In this fic, about the time of Sirius Black’s escape from Azkaban, Snape has an infuriating meeting with Dumbledore, who is doing nothing to prepare Harry for the war which the two men sense is coming. Dumbledore has decided not to even tell Harry the most basic of information about his supposedly murderous godfather. Snape feels that if Dumbledore actually took seriously Snape’s promise to keep Harry safe, that he would help Snape to do so, rather than demonstrating so much of a wait-and-see attitude toward the Boy Who Lived.
So, Snape steps in. Harry ends up getting training from Snape and gains a guardian at the same time (which makes this, loosely, a type of Sevitus fic). The events of Books 3 and 4 are changed dramatically because Harry has someone else helping him figure out what Voldemort is up to, and because Snape gradually has his eyes opened as to who Harry Potter really is. In both cases, that better understanding may be hinged upon a key point which both Snape and Harry (and Dumbledore and the entire flipping wizarding world, for that matter) have been missing: Harry is a child. Harry has needed an adult in his life who would help him think through problems and then assume the adult responsibilities while Harry got on with the business of being a student. And Snape has much less trouble with his past bigotry when he’s able to look at Harry and simply see a frightened child. Perspective really is everything.

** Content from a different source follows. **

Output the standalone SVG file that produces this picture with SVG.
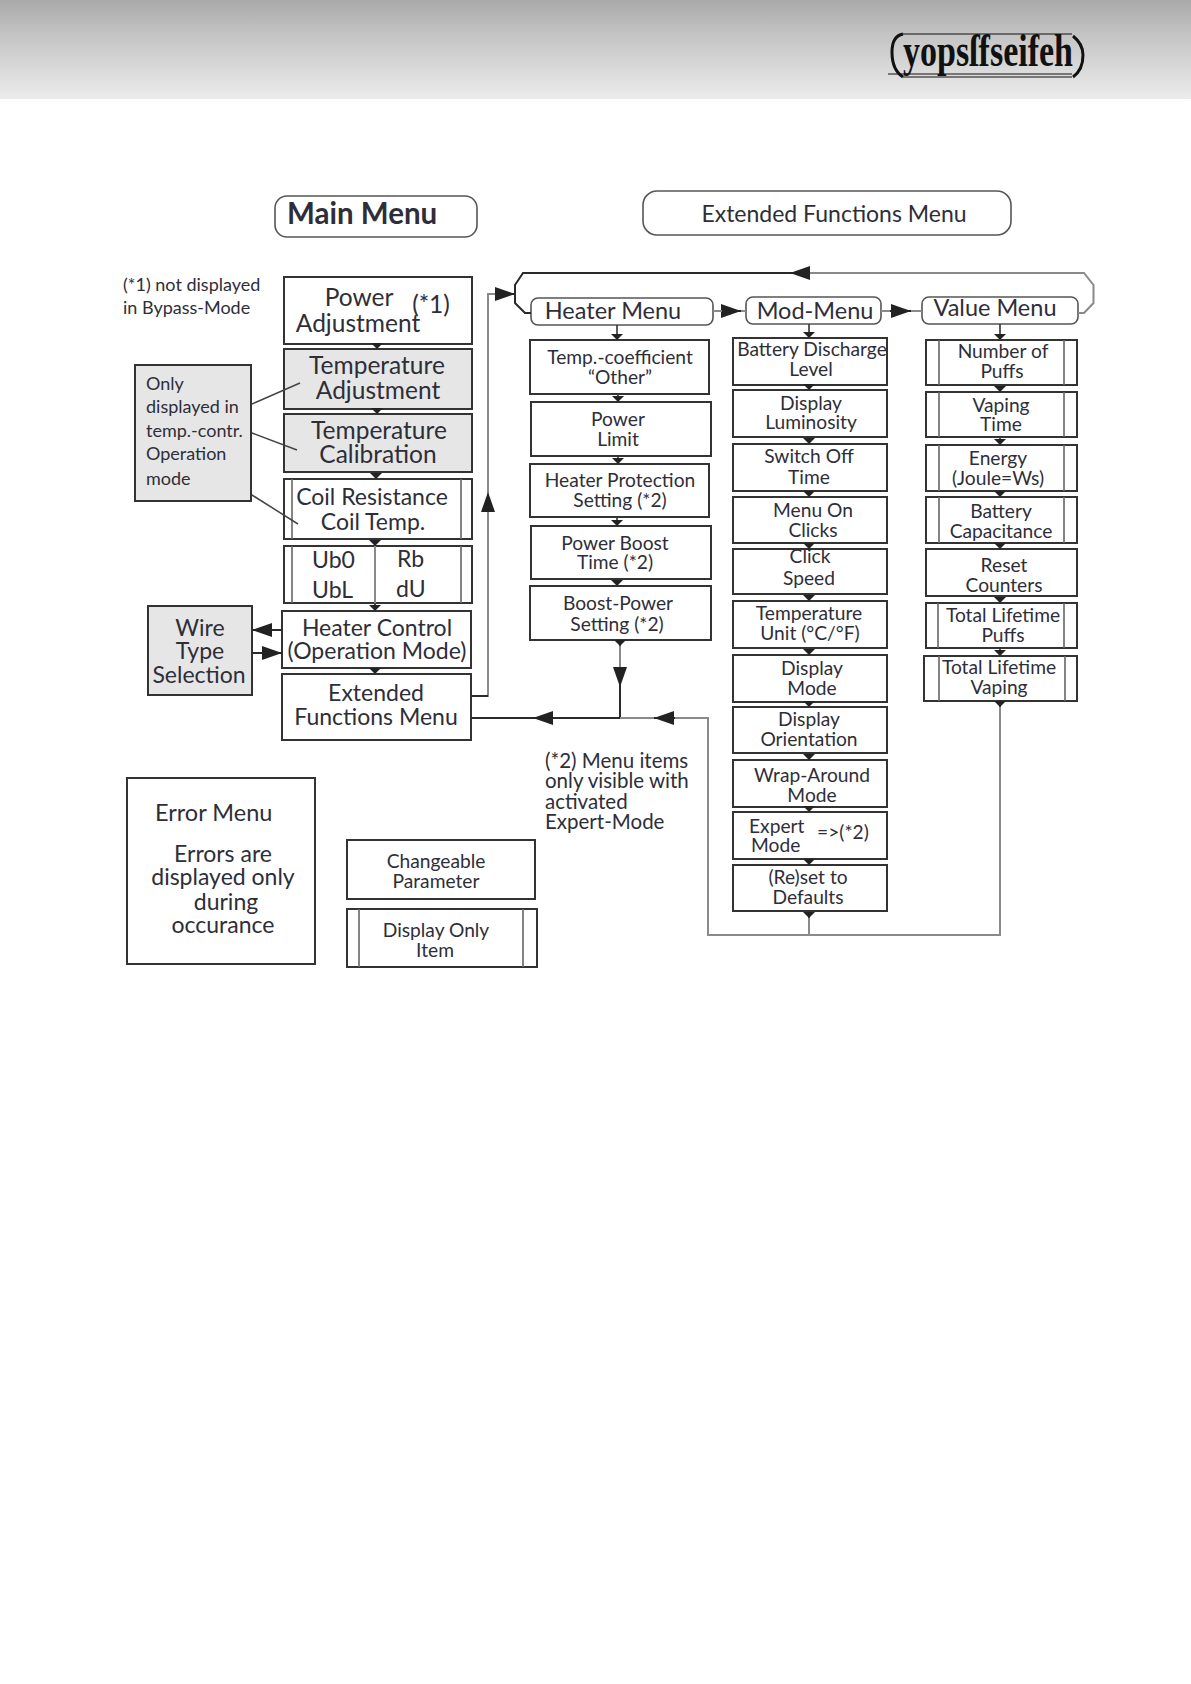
<svg xmlns="http://www.w3.org/2000/svg" width="1191" height="1684" viewBox="0 0 1191 1684">
<style>
text{font-family:"Lato","Carlito","Liberation Sans",sans-serif;fill:#2e2e38;text-anchor:middle}
.b{fill:#fff;stroke:#333;stroke-width:2}
.g{fill:#e6e6e6;stroke:#333;stroke-width:2}
.r{fill:#fff;stroke:#555;stroke-width:1.600}
.i{fill:none;stroke:#666;stroke-width:1.600}
.s{text-anchor:start}
.f24{font-size:24.500px}.f23{font-size:23.500px}.f22{font-size:23px}.f19{font-size:20.500px}.f18{font-size:19.200px}.f17{font-size:18px}
.c{fill:none;stroke:#8a8a8a;stroke-width:2}
.d{fill:none;stroke:#2a2a2a;stroke-width:2}
.k{fill:none;stroke:#333;stroke-width:1.600;marker-end:url(#sm)}
.l{fill:none;stroke:#444;stroke-width:1.500}
</style>
<defs>
<linearGradient id="hdr" x1="0" y1="0" x2="0" y2="1"><stop offset="0" stop-color="#a9a9a9"/><stop offset="0.35" stop-color="#c4c4c4"/><stop offset="1" stop-color="#ececec"/></linearGradient>
<marker id="sm" markerUnits="userSpaceOnUse" markerWidth="6" markerHeight="12" refX="6" refY="6" orient="auto"><path d="M0 0L6 6L0 12z" fill="#222"/></marker>
<marker id="bg" markerUnits="userSpaceOnUse" markerWidth="20" markerHeight="14" refX="20" refY="7" orient="auto"><path d="M0 0L20 7L0 14z" fill="#222"/></marker>
</defs>
<g id="header">
<rect x="0" y="0" width="1191" height="99" fill="url(#hdr)"/>
<path d="M903 34H1072M888 74H1072M903 77H1072" fill="none" stroke="#111" stroke-width="1.200"/>
<path d="M903 34Q892 36 892 52Q892 70 903 77M1073 36Q1083 44 1083 55Q1083 70 1073 77" fill="none" stroke="#111" stroke-width="3"/>
<text x="988" y="66" font-size="46" font-weight="700" textLength="170" lengthAdjust="spacingAndGlyphs" style="font-family:'Liberation Serif',serif;fill:#111">yopsſfseifeh</text>
</g>

<g id="main-menu-title"><rect class="r" x="275" y="196" width="202" height="41" rx="12"/><text class="s" x="287" y="224" font-size="29.500" font-weight="700">Main Menu</text></g>
<g id="ext-menu-title"><rect class="r" x="643" y="191" width="368" height="44" rx="14"/><text class="f22" x="834" y="222">Extended Functions Menu</text></g>
<g id="note1"><text class="s f17" x="123" y="291">(*1) not displayed</text><text class="s f17" x="123" y="314">in Bypass-Mode</text></g>

<g id="power-adjustment"><rect class="b" x="284" y="277" width="188" height="67"/><text class="f24" x="359" y="306">Power</text><text class="f24" x="358" y="332">Adjustment</text><text class="f24" x="431" y="313">(*1)</text></g>
<g id="temp-adjustment"><rect class="g" x="284" y="349" width="188" height="60"/><text class="f24" x="377" y="374">Temperature</text><text class="f24" x="378" y="399">Adjustment</text></g>
<g id="temp-calibration"><rect class="g" x="284" y="414" width="188" height="58"/><text class="f24" x="379" y="439">Temperature</text><text class="f24" x="378" y="463">Calibration</text></g>
<g id="coil"><rect class="b" x="284" y="479" width="188" height="60"/><path class="i" d="M292 479V539M461 479V539"/><text class="f22" x="372" y="505">Coil Resistance</text><text class="f22" x="373" y="530">Coil Temp.</text></g>
<g id="ub"><rect class="b" x="284" y="546" width="188" height="57"/><path class="i" d="M292 546V603M461 546V603"/><text class="f22 s" x="312" y="568">Ub0</text><text class="f22 s" x="397" y="567">Rb</text><text class="f22 s" x="312" y="598">UbL</text><text class="f22 s" x="396" y="597">dU</text></g>
<g id="only-note"><rect class="g" x="135" y="365" width="116" height="136"/><text class="s f17" x="146" y="390">Only</text><text class="s f17" x="146" y="413">displayed in</text><text class="s f17" x="146" y="437">temp.-contr.</text><text class="s f17" x="146" y="460">Operation</text><text class="s f17" x="146" y="485">mode</text></g>
<g id="wire-type"><rect class="g" x="148" y="606" width="104" height="89"/><text class="f22" x="200" y="636">Wire</text><text class="f22" x="200" y="659">Type</text><text class="f22" x="199" y="683">Selection</text></g>
<g id="heater-control"><rect class="b" x="282" y="611" width="189" height="57"/><text class="f22" x="377" y="636">Heater Control</text><text class="f22" x="377" y="659">(Operation Mode)</text></g>
<g id="extended-functions"><rect class="b" x="282" y="674" width="189" height="66"/><text class="f22" x="376" y="701">Extended</text><text class="f22" x="376" y="725">Functions Menu</text></g>
<g id="error-menu"><rect class="b" x="127" y="778" width="188" height="186"/><text class="f23 s" x="155" y="821">Error Menu</text><text class="f22" x="223" y="862">Errors are</text><text class="f22" x="223" y="885">displayed only</text><text class="f22" x="226" y="910">during</text><text class="f22" x="223" y="933">occurance</text></g>
<g id="legend-changeable"><rect class="b" x="347" y="840" width="188" height="59"/><text class="f18" x="436" y="868">Changeable</text><text class="f18" x="436" y="888">Parameter</text></g>
<g id="legend-display"><rect class="b" x="347" y="909" width="190" height="58"/><path class="i" d="M359 909V967M523 909V967"/><text class="f18" x="436" y="937">Display Only</text><text class="f18" x="435" y="957">Item</text></g>
<g id="note2"><text class="s f19" x="545" y="768">(*2) Menu items</text><text class="s f19" x="545" y="788">only visible with</text><text class="s f19" x="545" y="809">activated</text><text class="s f19" x="545" y="829">Expert-Mode</text></g>

<g id="heater-menu"><rect class="r" x="531" y="298" width="182" height="27" rx="7"/><text class="f23" x="613" y="319">Heater Menu</text></g>
<g id="mod-menu"><rect class="r" x="746" y="297" width="135" height="27" rx="7"/><text class="f23" x="815" y="319">Mod-Menu</text></g>
<g id="value-menu"><rect class="r" x="922" y="297" width="156" height="27" rx="7"/><text class="f23" x="995" y="316">Value Menu</text></g>

<g id="h1"><rect class="b" x="530" y="340" width="179" height="54"/><text class="f18" x="620" y="364">Temp.-coefficient</text><text class="f18" x="620" y="384">“Other”</text></g>
<g id="h2"><rect class="b" x="531" y="402" width="180" height="54"/><text class="f18" x="618" y="426">Power</text><text class="f18" x="618" y="446">Limit</text></g>
<g id="h3"><rect class="b" x="530" y="464" width="179" height="53"/><text class="f18" x="620" y="487">Heater Protection</text><text class="f18" x="620" y="507">Setting (*2)</text></g>
<g id="h4"><rect class="b" x="531" y="526" width="180" height="53"/><text class="f18" x="615" y="550">Power Boost</text><text class="f18" x="615" y="569">Time (*2)</text></g>
<g id="h5"><rect class="b" x="530" y="586" width="181" height="54"/><text class="f18" x="618" y="610">Boost-Power</text><text class="f18" x="617" y="631">Setting (*2)</text></g>

<g id="m1"><rect class="b" x="733" y="338" width="154" height="47"/><text class="f18" x="812" y="356">Battery Discharge</text><text class="f18" x="811" y="376">Level</text></g>
<g id="m2"><rect class="b" x="733" y="390" width="154" height="47"/><text class="f18" x="811" y="410">Display</text><text class="f18" x="811" y="429">Luminosity</text></g>
<g id="m3"><rect class="b" x="733" y="444" width="154" height="47"/><text class="f18" x="809" y="463">Switch Off</text><text class="f18" x="809" y="484">Time</text></g>
<g id="m4"><rect class="b" x="733" y="497" width="154" height="46"/><text class="f18" x="813" y="517">Menu On</text><text class="f18" x="813" y="537">Clicks</text></g>
<g id="m5"><rect class="b" x="733" y="549" width="154" height="45"/><text class="f18" x="810" y="563">Click</text><text class="f18" x="809" y="585">Speed</text></g>
<g id="m6"><rect class="b" x="733" y="601" width="154" height="47"/><text class="f18" x="809" y="620">Temperature</text><text class="f18" x="810" y="640">Unit (°C/°F)</text></g>
<g id="m7"><rect class="b" x="733" y="655" width="154" height="47"/><text class="f18" x="812" y="675">Display</text><text class="f18" x="812" y="695">Mode</text></g>
<g id="m8"><rect class="b" x="733" y="707" width="154" height="46"/><text class="f18" x="809" y="726">Display</text><text class="f18" x="809" y="746">Orientation</text></g>
<g id="m9"><rect class="b" x="733" y="760" width="154" height="47"/><text class="f18" x="812" y="782">Wrap-Around</text><text class="f18" x="812" y="802">Mode</text></g>
<g id="m10"><rect class="b" x="733" y="812" width="154" height="47"/><text class="f18 s" x="749" y="833">Expert</text><text class="f18 s" x="751" y="852">Mode</text><text class="f18 s" x="817" y="839">=&gt;(*2)</text></g>
<g id="m11"><rect class="b" x="733" y="865" width="154" height="46"/><text class="f18" x="808" y="884">(Re)set to</text><text class="f18" x="808" y="904">Defaults</text></g>

<g id="v1"><rect class="b" x="926" y="340" width="151" height="45"/><path class="i" d="M939 340V385M1064 340V385"/><text class="f18" x="1003" y="358">Number of</text><text class="f18" x="1002" y="378">Puffs</text></g>
<g id="v2"><rect class="b" x="926" y="392" width="151" height="45"/><path class="i" d="M939 392V437M1064 392V437"/><text class="f18" x="1001" y="412">Vaping</text><text class="f18" x="1001" y="431">Time</text></g>
<g id="v3"><rect class="b" x="926" y="445" width="151" height="46"/><path class="i" d="M939 445V491M1064 445V491"/><text class="f18" x="998" y="465">Energy</text><text class="f18" x="998" y="485">(Joule=Ws)</text></g>
<g id="v4"><rect class="b" x="926" y="497" width="151" height="46"/><path class="i" d="M939 497V543M1064 497V543"/><text class="f18" x="1001" y="518">Battery</text><text class="f18" x="1001" y="538">Capacitance</text></g>
<g id="v5"><rect class="b" x="926" y="549" width="151" height="47"/><text class="f18" x="1004" y="572">Reset</text><text class="f18" x="1004" y="592">Counters</text></g>
<g id="v6"><rect class="b" x="926" y="603" width="151" height="45"/><path class="i" d="M938 603V648M1064 603V648"/><text class="f18" x="1003" y="622">Total Lifetime</text><text class="f18" x="1003" y="642">Puffs</text></g>
<g id="v7"><rect class="b" x="924" y="656" width="153" height="45"/><path class="i" d="M939 656V701M1065 656V701"/><text class="f18" x="999" y="674">Total Lifetime</text><text class="f18" x="999" y="694">Vaping</text></g>

<g id="connectors">
<path class="k" d="M377 344V349"/><path class="k" d="M377 409V414"/><path class="k" d="M376 472V479"/><path class="k" d="M375 539V546"/><path class="c" d="M375 546V605"/><path class="k" d="M375 603V611"/><path class="k" d="M375 668V674"/>
<path class="l" d="M252 404L300 383M252 433L297 450M252 495L298 524"/>
<path class="d" d="M282 630H252" marker-end="url(#bg)"/>
<path class="d" d="M252 653H282" marker-end="url(#bg)"/>
<path class="c" d="M471 696H488V294H497"/>
<path class="d" d="M471 696H488"/>
<path class="d" d="M496 294H515" marker-end="url(#bg)"/>
<path class="c" d="M488 512V492" marker-end="url(#bg)"/>
<path class="d" d="M471 718H620V687"/>
<path class="d" d="M553 718H533" marker-end="url(#bg)"/>
<path class="c" d="M620 640V670"/>
<path class="d" d="M620 667V687" marker-end="url(#bg)"/>
<path class="c" d="M620 718H708V935H1000V704"/>
<path class="d" d="M675 718H654" marker-end="url(#bg)"/>
<path class="c" d="M809 935V912"/>
<path class="k" d="M809 912V918"/><path class="k" d="M1000 701V707"/><path class="k" d="M620 640V646"/>
<path class="c" d="M1078 313H1084L1093.500 303V285L1084 273H810"/>
<path class="d" d="M810 273H523L515 285V303L525 313H531"/>
<path class="d" d="M810 273H790" marker-end="url(#bg)"/>
<path class="d" d="M721 311H741" marker-end="url(#bg)"/>
<path class="c" d="M713 311H722M741 311H746"/>
<path class="c" d="M881 311H890"/>
<path class="d" d="M890 311H911" marker-end="url(#bg)"/>
<path class="c" d="M911 311H922"/>
<path class="k" d="M617 325V340"/><path class="k" d="M618 394V402"/><path class="k" d="M618 456V464"/><path class="k" d="M617 517V526"/><path class="k" d="M617 579V586"/>
<path class="k" d="M809 324V338"/><path class="k" d="M809 385V390"/><path class="k" d="M809 437V444"/><path class="k" d="M809 491V497"/><path class="k" d="M809 543V549"/><path class="k" d="M809 594V601"/><path class="k" d="M809 648V655"/><path class="k" d="M809 702V707"/><path class="k" d="M809 753V760"/><path class="k" d="M809 807V812"/><path class="k" d="M809 859V865"/>
<path class="k" d="M1000 324V340"/><path class="k" d="M1000 385V392"/><path class="k" d="M1000 437V445"/><path class="k" d="M1000 491V497"/><path class="k" d="M1000 543V549"/><path class="k" d="M1000 596V603"/><path class="k" d="M1000 648V656"/>
</g>
</svg>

There are layers upon layers of plot lines and deeper meanings interwoven all throughout this tale. Just when you think you’ve found all the connections, something else will startle you. And although I’ve focused this rec on Snape, the story’s alternating POVs are probably more focused upon Harry as the primary protagonist. What’s impressive is that the author kept track of everything in this carefully organized plot. “Far Beyond A Promise Kept” is concisely worded with snappy dialogue, fantastic, introspective characterizations, an adventurous, exciting plot, and a gifted author outlining and directing it all from start to finish.